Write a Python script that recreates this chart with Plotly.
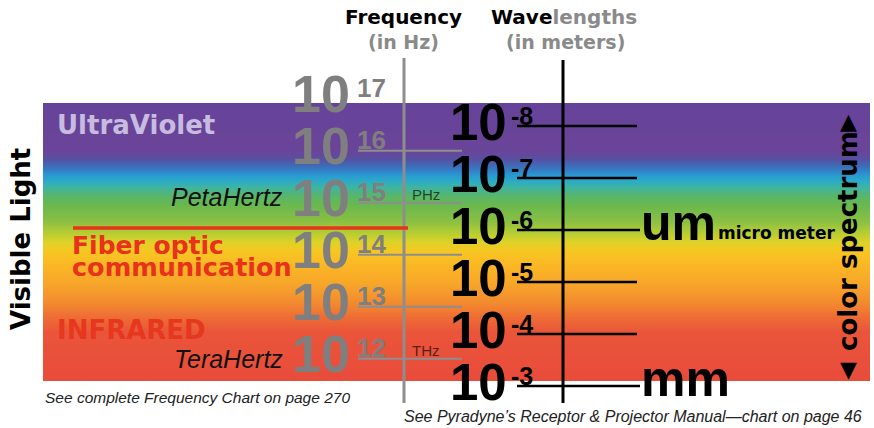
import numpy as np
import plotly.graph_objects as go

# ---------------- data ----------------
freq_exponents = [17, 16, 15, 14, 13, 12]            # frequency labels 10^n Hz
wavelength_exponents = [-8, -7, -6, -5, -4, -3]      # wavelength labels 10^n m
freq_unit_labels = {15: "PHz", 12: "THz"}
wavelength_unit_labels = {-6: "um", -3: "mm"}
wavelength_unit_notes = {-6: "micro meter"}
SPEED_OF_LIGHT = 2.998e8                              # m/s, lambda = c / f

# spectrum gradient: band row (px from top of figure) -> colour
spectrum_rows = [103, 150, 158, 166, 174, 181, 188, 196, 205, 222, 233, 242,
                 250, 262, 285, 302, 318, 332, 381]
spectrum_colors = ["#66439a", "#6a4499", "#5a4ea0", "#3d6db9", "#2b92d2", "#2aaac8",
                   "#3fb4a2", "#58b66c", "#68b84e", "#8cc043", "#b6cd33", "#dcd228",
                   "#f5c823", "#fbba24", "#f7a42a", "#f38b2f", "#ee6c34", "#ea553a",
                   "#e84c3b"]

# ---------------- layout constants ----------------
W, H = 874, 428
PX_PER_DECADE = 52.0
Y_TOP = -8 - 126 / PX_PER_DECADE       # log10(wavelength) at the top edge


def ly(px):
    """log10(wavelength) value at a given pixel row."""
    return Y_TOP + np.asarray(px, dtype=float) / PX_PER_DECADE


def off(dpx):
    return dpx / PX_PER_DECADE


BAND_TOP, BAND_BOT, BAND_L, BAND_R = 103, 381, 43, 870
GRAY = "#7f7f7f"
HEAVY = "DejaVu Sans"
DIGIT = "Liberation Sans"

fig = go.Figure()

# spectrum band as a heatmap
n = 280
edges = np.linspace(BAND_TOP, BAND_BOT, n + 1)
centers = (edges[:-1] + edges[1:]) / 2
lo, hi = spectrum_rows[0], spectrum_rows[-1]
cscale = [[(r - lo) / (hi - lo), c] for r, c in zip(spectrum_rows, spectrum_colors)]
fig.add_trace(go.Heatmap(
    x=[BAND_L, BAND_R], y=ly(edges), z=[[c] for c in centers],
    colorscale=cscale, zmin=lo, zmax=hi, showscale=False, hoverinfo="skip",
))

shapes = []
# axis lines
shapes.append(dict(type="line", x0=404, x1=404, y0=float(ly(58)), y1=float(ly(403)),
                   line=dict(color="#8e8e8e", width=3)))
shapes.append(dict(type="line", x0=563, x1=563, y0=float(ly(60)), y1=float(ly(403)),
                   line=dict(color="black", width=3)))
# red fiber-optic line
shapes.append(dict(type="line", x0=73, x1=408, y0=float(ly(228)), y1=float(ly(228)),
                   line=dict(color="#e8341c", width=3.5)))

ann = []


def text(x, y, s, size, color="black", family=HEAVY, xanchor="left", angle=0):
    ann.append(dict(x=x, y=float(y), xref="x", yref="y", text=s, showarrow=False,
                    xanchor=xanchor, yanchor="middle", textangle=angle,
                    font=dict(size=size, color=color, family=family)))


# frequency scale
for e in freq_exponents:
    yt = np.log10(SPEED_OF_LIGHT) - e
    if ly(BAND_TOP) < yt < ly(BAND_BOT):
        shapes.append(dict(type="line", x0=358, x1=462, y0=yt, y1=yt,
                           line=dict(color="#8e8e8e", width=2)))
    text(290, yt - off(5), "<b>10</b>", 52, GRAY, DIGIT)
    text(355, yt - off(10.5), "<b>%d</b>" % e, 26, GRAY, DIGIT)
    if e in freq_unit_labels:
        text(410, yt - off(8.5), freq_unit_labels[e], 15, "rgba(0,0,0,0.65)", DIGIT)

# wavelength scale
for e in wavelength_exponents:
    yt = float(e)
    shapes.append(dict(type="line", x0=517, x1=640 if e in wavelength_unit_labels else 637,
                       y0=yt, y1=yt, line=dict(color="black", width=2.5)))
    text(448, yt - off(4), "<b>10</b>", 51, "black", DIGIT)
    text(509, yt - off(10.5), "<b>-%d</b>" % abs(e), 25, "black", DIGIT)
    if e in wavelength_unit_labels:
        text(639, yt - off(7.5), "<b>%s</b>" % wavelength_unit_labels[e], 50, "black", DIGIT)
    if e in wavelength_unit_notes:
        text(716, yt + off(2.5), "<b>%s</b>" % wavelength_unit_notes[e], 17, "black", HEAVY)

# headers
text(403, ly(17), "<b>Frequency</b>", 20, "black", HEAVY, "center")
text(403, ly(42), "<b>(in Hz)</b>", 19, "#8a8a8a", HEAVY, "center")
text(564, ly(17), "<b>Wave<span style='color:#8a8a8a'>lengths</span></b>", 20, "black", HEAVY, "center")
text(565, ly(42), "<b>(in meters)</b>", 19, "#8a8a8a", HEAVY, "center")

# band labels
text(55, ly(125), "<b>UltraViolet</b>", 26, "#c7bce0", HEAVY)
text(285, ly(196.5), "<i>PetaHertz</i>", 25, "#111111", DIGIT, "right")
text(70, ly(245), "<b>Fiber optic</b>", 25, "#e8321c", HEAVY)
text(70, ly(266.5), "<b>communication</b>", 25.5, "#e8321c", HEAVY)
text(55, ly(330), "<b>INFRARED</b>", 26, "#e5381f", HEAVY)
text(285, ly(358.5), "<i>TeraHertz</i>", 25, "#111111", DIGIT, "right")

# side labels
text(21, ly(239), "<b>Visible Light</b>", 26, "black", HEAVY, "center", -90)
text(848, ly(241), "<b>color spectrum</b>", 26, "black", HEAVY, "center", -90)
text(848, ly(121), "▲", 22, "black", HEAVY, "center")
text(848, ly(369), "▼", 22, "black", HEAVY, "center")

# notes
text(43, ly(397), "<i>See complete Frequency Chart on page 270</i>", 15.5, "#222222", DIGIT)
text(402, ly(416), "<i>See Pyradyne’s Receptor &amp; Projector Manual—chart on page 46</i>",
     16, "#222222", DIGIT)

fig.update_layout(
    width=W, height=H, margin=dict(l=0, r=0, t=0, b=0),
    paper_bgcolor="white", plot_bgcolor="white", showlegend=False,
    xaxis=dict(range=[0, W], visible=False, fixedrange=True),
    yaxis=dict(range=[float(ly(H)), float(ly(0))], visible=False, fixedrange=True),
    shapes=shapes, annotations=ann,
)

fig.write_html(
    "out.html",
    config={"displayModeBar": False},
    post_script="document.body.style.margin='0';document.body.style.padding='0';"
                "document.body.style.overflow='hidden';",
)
________________
— DIRECTIONS FOR THIS TASK —
Copy the listing in full and without alteration, omitting every picture.

— COMPLETE RESPONSE —
Write a Python script that recreates this chart with Plotly.
import numpy as np
import plotly.graph_objects as go

# ---------------- data ----------------
freq_exponents = [17, 16, 15, 14, 13, 12]            # frequency labels 10^n Hz
wavelength_exponents = [-8, -7, -6, -5, -4, -3]      # wavelength labels 10^n m
freq_unit_labels = {15: "PHz", 12: "THz"}
wavelength_unit_labels = {-6: "um", -3: "mm"}
wavelength_unit_notes = {-6: "micro meter"}
SPEED_OF_LIGHT = 2.998e8                              # m/s, lambda = c / f

# spectrum gradient: band row (px from top of figure) -> colour
spectrum_rows = [103, 150, 158, 166, 174, 181, 188, 196, 205, 222, 233, 242,
                 250, 262, 285, 302, 318, 332, 381]
spectrum_colors = ["#66439a", "#6a4499", "#5a4ea0", "#3d6db9", "#2b92d2", "#2aaac8",
                   "#3fb4a2", "#58b66c", "#68b84e", "#8cc043", "#b6cd33", "#dcd228",
                   "#f5c823", "#fbba24", "#f7a42a", "#f38b2f", "#ee6c34", "#ea553a",
                   "#e84c3b"]

# ---------------- layout constants ----------------
W, H = 874, 428
PX_PER_DECADE = 52.0
Y_TOP = -8 - 126 / PX_PER_DECADE       # log10(wavelength) at the top edge


def ly(px):
    """log10(wavelength) value at a given pixel row."""
    return Y_TOP + np.asarray(px, dtype=float) / PX_PER_DECADE


def off(dpx):
    return dpx / PX_PER_DECADE


BAND_TOP, BAND_BOT, BAND_L, BAND_R = 103, 381, 43, 870
GRAY = "#7f7f7f"
HEAVY = "DejaVu Sans"
DIGIT = "Liberation Sans"

fig = go.Figure()

# spectrum band as a heatmap
n = 280
edges = np.linspace(BAND_TOP, BAND_BOT, n + 1)
centers = (edges[:-1] + edges[1:]) / 2
lo, hi = spectrum_rows[0], spectrum_rows[-1]
cscale = [[(r - lo) / (hi - lo), c] for r, c in zip(spectrum_rows, spectrum_colors)]
fig.add_trace(go.Heatmap(
    x=[BAND_L, BAND_R], y=ly(edges), z=[[c] for c in centers],
    colorscale=cscale, zmin=lo, zmax=hi, showscale=False, hoverinfo="skip",
))

shapes = []
# axis lines
shapes.append(dict(type="line", x0=404, x1=404, y0=float(ly(58)), y1=float(ly(403)),
                   line=dict(color="#8e8e8e", width=3)))
shapes.append(dict(type="line", x0=563, x1=563, y0=float(ly(60)), y1=float(ly(403)),
                   line=dict(color="black", width=3)))
# red fiber-optic line
shapes.append(dict(type="line", x0=73, x1=408, y0=float(ly(228)), y1=float(ly(228)),
                   line=dict(color="#e8341c", width=3.5)))

ann = []


def text(x, y, s, size, color="black", family=HEAVY, xanchor="left", angle=0):
    ann.append(dict(x=x, y=float(y), xref="x", yref="y", text=s, showarrow=False,
                    xanchor=xanchor, yanchor="middle", textangle=angle,
                    font=dict(size=size, color=color, family=family)))


# frequency scale
for e in freq_exponents:
    yt = np.log10(SPEED_OF_LIGHT) - e
    if ly(BAND_TOP) < yt < ly(BAND_BOT):
        shapes.append(dict(type="line", x0=358, x1=462, y0=yt, y1=yt,
                           line=dict(color="#8e8e8e", width=2)))
    text(290, yt - off(5), "<b>10</b>", 52, GRAY, DIGIT)
    text(355, yt - off(10.5), "<b>%d</b>" % e, 26, GRAY, DIGIT)
    if e in freq_unit_labels:
        text(410, yt - off(8.5), freq_unit_labels[e], 15, "rgba(0,0,0,0.65)", DIGIT)

# wavelength scale
for e in wavelength_exponents:
    yt = float(e)
    shapes.append(dict(type="line", x0=517, x1=640 if e in wavelength_unit_labels else 637,
                       y0=yt, y1=yt, line=dict(color="black", width=2.5)))
    text(448, yt - off(4), "<b>10</b>", 51, "black", DIGIT)
    text(509, yt - off(10.5), "<b>-%d</b>" % abs(e), 25, "black", DIGIT)
    if e in wavelength_unit_labels:
        text(639, yt - off(7.5), "<b>%s</b>" % wavelength_unit_labels[e], 50, "black", DIGIT)
    if e in wavelength_unit_notes:
        text(716, yt + off(2.5), "<b>%s</b>" % wavelength_unit_notes[e], 17, "black", HEAVY)

# headers
text(403, ly(17), "<b>Frequency</b>", 20, "black", HEAVY, "center")
text(403, ly(42), "<b>(in Hz)</b>", 19, "#8a8a8a", HEAVY, "center")
text(564, ly(17), "<b>Wave<span style='color:#8a8a8a'>lengths</span></b>", 20, "black", HEAVY, "center")
text(565, ly(42), "<b>(in meters)</b>", 19, "#8a8a8a", HEAVY, "center")

# band labels
text(55, ly(125), "<b>UltraViolet</b>", 26, "#c7bce0", HEAVY)
text(285, ly(196.5), "<i>PetaHertz</i>", 25, "#111111", DIGIT, "right")
text(70, ly(245), "<b>Fiber optic</b>", 25, "#e8321c", HEAVY)
text(70, ly(266.5), "<b>communication</b>", 25.5, "#e8321c", HEAVY)
text(55, ly(330), "<b>INFRARED</b>", 26, "#e5381f", HEAVY)
text(285, ly(358.5), "<i>TeraHertz</i>", 25, "#111111", DIGIT, "right")

# side labels
text(21, ly(239), "<b>Visible Light</b>", 26, "black", HEAVY, "center", -90)
text(848, ly(241), "<b>color spectrum</b>", 26, "black", HEAVY, "center", -90)
text(848, ly(121), "▲", 22, "black", HEAVY, "center")
text(848, ly(369), "▼", 22, "black", HEAVY, "center")

# notes
text(43, ly(397), "<i>See complete Frequency Chart on page 270</i>", 15.5, "#222222", DIGIT)
text(402, ly(416), "<i>See Pyradyne’s Receptor &amp; Projector Manual—chart on page 46</i>",
     16, "#222222", DIGIT)

fig.update_layout(
    width=W, height=H, margin=dict(l=0, r=0, t=0, b=0),
    paper_bgcolor="white", plot_bgcolor="white", showlegend=False,
    xaxis=dict(range=[0, W], visible=False, fixedrange=True),
    yaxis=dict(range=[float(ly(H)), float(ly(0))], visible=False, fixedrange=True),
    shapes=shapes, annotations=ann,
)

fig.write_html(
    "out.html",
    config={"displayModeBar": False},
    post_script="document.body.style.margin='0';document.body.style.padding='0';"
                "document.body.style.overflow='hidden';",
)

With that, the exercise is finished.